_Short task_. Write the lines out exactly as they stand, from the one containing "What React, TypeScript" through the one containing "4.26, 5.17, 5.52];", and only those. Omit pictures.

_Stored records_.

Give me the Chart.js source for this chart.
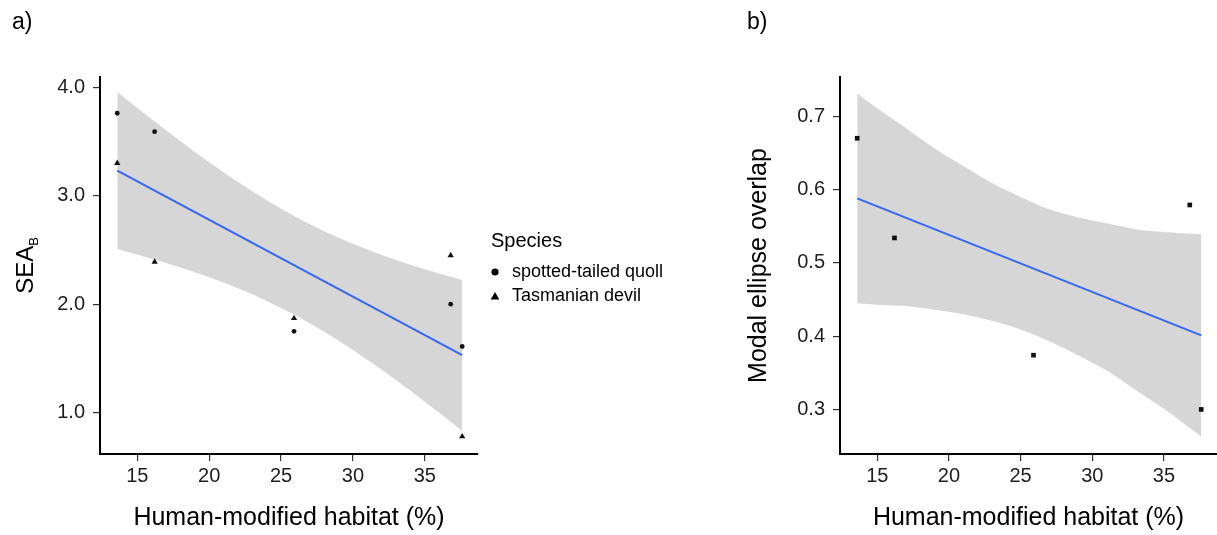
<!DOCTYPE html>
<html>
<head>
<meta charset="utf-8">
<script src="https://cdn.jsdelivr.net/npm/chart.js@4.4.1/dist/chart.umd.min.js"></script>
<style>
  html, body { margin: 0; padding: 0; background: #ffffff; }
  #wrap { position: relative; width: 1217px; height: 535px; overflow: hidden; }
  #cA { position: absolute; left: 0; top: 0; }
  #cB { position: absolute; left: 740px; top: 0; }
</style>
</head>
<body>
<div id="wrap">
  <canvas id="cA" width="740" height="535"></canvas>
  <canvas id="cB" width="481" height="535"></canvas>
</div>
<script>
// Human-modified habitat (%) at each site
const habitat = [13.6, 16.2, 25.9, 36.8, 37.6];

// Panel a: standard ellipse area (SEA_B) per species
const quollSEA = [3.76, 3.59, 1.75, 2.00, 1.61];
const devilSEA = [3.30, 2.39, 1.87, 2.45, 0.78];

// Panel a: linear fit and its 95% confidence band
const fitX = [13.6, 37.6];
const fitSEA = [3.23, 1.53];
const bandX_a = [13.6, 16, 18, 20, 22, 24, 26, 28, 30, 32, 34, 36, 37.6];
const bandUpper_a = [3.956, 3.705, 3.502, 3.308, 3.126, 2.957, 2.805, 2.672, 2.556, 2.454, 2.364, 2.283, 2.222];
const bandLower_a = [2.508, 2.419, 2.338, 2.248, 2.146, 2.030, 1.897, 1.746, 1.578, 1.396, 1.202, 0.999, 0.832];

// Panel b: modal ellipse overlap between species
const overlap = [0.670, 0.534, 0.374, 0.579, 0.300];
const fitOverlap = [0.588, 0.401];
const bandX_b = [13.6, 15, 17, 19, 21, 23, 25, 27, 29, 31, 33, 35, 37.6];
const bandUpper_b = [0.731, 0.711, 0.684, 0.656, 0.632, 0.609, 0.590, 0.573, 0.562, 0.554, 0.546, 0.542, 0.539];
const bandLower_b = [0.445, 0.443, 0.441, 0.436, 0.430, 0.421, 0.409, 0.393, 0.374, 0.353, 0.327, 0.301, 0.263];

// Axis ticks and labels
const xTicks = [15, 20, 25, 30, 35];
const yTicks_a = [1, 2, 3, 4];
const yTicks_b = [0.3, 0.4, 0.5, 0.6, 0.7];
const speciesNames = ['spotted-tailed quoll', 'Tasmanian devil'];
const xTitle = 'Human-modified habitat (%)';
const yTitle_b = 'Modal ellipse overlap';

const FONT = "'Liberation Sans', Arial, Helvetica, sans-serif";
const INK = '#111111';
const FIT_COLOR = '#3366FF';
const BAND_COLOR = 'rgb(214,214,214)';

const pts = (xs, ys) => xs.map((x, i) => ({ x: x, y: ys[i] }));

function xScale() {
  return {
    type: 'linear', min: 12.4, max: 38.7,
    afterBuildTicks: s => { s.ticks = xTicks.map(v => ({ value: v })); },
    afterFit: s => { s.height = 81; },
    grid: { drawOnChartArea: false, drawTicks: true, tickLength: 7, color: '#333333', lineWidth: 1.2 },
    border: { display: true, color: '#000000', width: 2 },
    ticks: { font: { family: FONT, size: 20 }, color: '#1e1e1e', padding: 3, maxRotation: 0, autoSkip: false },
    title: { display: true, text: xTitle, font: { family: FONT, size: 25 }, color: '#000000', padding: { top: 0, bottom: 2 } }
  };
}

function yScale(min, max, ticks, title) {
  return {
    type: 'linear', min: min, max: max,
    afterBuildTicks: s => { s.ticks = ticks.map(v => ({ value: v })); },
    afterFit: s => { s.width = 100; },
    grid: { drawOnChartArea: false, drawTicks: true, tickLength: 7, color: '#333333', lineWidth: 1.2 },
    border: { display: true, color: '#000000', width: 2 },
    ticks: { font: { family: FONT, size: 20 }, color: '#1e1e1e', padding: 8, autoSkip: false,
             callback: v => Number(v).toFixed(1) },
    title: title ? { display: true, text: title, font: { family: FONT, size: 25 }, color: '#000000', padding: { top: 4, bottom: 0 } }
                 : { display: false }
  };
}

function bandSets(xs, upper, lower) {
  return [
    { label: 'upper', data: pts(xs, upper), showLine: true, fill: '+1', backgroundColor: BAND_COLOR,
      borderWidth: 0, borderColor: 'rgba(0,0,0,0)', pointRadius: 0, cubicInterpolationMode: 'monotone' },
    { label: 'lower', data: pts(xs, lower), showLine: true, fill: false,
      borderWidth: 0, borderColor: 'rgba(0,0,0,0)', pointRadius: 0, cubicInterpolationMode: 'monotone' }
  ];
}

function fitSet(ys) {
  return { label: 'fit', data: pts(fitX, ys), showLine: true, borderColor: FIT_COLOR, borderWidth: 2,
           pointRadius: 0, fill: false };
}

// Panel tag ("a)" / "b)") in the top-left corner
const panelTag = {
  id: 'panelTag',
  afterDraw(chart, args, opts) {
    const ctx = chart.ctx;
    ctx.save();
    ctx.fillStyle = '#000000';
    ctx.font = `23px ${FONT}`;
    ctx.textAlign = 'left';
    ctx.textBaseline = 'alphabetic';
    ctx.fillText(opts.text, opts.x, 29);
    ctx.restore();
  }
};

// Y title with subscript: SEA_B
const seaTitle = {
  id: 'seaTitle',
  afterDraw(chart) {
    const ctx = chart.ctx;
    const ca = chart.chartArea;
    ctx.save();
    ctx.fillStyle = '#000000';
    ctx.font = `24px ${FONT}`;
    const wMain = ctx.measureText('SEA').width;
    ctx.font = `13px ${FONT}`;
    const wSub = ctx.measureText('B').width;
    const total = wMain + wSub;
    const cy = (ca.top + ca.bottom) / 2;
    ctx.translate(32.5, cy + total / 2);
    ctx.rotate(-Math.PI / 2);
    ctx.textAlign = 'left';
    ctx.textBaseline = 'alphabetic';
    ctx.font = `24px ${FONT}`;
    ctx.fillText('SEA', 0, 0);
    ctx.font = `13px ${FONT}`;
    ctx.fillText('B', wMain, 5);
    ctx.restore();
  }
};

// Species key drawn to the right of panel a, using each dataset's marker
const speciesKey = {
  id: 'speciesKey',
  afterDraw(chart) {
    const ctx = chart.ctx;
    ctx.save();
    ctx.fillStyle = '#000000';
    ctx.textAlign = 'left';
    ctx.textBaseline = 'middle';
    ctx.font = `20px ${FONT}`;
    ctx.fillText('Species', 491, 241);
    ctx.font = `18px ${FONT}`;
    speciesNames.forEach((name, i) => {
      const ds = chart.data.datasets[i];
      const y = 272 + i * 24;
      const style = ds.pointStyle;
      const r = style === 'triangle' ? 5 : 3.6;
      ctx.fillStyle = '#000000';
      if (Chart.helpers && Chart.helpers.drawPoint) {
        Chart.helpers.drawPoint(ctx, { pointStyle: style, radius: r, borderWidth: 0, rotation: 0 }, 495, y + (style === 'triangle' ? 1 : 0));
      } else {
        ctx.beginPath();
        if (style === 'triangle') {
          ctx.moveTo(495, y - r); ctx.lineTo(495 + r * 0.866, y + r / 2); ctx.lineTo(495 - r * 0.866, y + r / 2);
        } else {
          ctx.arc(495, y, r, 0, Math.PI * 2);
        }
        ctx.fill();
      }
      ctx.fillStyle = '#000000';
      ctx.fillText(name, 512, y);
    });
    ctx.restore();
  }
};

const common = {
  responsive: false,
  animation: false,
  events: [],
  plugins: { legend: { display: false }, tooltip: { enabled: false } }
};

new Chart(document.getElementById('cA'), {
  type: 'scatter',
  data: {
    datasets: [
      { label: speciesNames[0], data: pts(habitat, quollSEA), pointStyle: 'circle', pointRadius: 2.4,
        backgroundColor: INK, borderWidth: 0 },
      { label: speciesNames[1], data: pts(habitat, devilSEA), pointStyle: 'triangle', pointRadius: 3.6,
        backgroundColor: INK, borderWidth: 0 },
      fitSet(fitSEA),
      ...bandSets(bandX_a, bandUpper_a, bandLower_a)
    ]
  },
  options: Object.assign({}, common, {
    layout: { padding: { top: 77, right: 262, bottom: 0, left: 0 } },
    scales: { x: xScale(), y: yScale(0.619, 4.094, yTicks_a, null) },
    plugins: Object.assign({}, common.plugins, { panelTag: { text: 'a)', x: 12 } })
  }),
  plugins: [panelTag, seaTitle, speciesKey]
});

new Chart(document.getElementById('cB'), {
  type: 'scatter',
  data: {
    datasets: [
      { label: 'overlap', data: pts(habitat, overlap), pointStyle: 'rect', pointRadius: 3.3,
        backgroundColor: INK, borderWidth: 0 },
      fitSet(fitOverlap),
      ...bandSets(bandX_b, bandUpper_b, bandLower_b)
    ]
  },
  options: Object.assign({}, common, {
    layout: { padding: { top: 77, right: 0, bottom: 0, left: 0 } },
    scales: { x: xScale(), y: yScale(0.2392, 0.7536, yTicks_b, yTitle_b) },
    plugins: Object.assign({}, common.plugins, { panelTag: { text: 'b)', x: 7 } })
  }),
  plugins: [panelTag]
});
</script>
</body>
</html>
--
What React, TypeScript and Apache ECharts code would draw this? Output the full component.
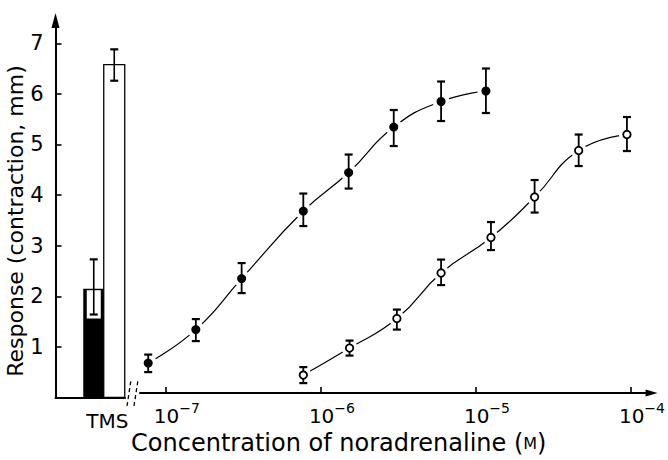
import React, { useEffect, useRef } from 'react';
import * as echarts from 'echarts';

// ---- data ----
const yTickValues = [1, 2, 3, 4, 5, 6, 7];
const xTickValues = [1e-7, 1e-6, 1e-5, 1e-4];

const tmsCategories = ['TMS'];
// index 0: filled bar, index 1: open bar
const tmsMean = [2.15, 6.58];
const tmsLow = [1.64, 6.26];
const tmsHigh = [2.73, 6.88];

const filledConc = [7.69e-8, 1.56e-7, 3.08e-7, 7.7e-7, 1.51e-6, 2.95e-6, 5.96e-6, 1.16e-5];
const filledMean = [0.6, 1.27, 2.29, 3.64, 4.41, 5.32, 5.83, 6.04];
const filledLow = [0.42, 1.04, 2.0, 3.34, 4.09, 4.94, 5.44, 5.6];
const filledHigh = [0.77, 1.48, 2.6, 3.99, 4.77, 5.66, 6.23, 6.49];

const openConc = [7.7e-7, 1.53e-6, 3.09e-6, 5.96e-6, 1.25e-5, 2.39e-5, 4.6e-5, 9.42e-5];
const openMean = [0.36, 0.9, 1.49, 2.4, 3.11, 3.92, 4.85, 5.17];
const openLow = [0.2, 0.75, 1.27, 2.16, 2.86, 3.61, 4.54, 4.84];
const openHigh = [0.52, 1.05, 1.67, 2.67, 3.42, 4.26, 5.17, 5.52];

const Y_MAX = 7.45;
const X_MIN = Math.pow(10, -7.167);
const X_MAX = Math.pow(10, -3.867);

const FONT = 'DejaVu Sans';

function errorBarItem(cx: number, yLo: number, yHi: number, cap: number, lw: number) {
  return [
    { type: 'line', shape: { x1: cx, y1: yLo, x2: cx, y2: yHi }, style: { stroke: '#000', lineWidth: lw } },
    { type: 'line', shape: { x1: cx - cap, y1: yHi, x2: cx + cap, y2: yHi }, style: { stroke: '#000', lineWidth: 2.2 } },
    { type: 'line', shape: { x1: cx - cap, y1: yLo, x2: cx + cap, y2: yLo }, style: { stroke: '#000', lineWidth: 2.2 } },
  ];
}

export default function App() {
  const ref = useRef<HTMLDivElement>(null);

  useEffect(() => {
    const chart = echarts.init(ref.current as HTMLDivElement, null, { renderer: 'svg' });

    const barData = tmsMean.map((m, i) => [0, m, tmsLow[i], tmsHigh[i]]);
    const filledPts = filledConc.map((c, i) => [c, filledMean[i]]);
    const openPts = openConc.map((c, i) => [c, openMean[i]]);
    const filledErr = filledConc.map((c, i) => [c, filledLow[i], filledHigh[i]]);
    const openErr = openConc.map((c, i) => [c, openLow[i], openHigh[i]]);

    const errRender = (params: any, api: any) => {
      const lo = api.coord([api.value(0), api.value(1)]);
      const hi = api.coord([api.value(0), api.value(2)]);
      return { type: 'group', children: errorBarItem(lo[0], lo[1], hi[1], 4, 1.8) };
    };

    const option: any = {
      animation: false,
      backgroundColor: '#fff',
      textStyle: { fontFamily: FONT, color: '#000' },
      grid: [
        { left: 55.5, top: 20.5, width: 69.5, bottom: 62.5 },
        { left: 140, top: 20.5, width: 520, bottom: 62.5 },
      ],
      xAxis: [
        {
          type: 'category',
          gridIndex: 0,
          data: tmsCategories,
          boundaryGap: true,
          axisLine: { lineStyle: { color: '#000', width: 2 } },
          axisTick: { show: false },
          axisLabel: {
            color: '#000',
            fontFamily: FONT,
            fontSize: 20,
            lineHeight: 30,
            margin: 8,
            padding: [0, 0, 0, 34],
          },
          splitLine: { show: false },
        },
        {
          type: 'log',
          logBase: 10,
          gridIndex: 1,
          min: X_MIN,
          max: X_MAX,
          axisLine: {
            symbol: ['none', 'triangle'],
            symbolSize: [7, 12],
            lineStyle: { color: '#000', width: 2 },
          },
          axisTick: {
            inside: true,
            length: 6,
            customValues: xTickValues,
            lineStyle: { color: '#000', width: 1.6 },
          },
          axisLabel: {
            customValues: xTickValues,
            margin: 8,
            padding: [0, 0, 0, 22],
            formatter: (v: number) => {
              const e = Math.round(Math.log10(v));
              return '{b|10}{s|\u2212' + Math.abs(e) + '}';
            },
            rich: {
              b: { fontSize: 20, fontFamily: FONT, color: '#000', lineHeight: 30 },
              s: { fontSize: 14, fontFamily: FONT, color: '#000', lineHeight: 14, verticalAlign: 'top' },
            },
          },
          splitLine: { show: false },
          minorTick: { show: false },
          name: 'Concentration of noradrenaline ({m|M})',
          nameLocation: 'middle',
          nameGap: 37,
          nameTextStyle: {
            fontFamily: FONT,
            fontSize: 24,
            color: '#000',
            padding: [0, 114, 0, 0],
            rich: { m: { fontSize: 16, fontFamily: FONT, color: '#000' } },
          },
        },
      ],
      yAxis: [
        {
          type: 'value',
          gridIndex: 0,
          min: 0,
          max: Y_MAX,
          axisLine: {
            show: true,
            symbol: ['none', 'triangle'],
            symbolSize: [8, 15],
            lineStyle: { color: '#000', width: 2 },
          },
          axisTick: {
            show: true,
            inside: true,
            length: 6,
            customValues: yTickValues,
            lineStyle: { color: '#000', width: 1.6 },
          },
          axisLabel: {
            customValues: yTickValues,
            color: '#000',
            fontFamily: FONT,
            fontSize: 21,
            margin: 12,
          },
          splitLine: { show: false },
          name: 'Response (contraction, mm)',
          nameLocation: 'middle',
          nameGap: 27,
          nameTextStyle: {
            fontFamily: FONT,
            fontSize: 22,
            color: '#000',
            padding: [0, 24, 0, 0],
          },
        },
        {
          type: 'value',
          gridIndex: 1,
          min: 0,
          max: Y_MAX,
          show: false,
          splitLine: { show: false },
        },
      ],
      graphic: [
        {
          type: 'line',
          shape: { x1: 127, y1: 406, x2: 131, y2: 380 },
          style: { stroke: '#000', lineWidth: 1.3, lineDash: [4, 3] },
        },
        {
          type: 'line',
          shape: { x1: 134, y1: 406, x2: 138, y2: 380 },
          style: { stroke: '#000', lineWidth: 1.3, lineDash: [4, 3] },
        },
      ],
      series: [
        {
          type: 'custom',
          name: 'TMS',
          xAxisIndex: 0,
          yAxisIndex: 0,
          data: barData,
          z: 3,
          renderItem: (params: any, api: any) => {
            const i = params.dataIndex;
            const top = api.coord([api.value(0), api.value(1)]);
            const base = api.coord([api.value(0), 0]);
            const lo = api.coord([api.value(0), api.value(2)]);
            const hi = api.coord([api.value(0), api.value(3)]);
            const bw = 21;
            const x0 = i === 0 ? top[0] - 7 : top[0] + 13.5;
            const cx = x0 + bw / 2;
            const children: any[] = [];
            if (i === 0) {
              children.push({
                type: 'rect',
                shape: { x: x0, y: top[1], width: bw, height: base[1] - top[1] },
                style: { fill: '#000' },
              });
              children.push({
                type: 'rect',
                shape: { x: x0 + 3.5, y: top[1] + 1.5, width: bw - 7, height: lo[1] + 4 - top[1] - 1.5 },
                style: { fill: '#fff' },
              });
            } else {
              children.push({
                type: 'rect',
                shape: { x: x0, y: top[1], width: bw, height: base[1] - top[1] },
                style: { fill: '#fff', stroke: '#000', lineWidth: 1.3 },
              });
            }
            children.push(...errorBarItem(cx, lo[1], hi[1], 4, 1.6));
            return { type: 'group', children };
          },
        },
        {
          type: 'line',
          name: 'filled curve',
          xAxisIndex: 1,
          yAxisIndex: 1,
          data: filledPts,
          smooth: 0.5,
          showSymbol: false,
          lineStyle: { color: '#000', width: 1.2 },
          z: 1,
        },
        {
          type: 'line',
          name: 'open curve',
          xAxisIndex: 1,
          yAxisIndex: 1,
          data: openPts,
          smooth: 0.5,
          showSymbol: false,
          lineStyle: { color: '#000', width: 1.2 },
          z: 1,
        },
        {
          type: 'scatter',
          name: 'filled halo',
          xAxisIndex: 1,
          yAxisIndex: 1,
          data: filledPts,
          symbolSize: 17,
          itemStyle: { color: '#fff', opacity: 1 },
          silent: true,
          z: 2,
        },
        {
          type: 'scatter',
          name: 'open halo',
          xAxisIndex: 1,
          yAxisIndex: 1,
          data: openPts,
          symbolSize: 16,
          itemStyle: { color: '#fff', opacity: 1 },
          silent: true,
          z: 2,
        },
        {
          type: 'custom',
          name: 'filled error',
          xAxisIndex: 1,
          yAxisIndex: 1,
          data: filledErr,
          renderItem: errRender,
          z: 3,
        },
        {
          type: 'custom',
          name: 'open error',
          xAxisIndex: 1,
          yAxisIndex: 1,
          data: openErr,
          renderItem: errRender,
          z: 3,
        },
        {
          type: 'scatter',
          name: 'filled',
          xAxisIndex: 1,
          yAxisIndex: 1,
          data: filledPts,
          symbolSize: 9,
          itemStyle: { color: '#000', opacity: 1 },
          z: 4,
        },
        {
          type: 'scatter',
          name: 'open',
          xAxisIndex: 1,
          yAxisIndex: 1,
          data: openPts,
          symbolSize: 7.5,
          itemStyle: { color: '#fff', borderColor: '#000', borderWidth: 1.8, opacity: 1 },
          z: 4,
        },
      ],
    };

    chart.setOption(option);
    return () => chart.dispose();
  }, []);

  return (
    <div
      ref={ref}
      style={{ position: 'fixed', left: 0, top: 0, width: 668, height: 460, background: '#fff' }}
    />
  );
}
--
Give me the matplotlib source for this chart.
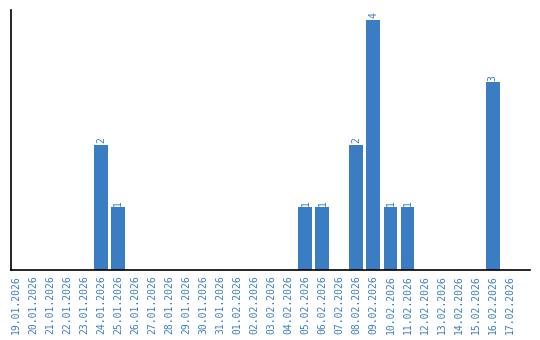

_Solved exercise_.
What React, TypeScript and Apache ECharts code would draw this? Output the full component.
import React, { useEffect, useRef } from 'react';
import * as echarts from 'echarts';

// ---- data ----
const yTickValues = [1, 2, 3, 4, 5, 6, 7];
const xTickValues = [1e-7, 1e-6, 1e-5, 1e-4];

const tmsCategories = ['TMS'];
// index 0: filled bar, index 1: open bar
const tmsMean = [2.15, 6.58];
const tmsLow = [1.64, 6.26];
const tmsHigh = [2.73, 6.88];

const filledConc = [7.69e-8, 1.56e-7, 3.08e-7, 7.7e-7, 1.51e-6, 2.95e-6, 5.96e-6, 1.16e-5];
const filledMean = [0.6, 1.27, 2.29, 3.64, 4.41, 5.32, 5.83, 6.04];
const filledLow = [0.42, 1.04, 2.0, 3.34, 4.09, 4.94, 5.44, 5.6];
const filledHigh = [0.77, 1.48, 2.6, 3.99, 4.77, 5.66, 6.23, 6.49];

const openConc = [7.7e-7, 1.53e-6, 3.09e-6, 5.96e-6, 1.25e-5, 2.39e-5, 4.6e-5, 9.42e-5];
const openMean = [0.36, 0.9, 1.49, 2.4, 3.11, 3.92, 4.85, 5.17];
const openLow = [0.2, 0.75, 1.27, 2.16, 2.86, 3.61, 4.54, 4.84];
const openHigh = [0.52, 1.05, 1.67, 2.67, 3.42, 4.26, 5.17, 5.52];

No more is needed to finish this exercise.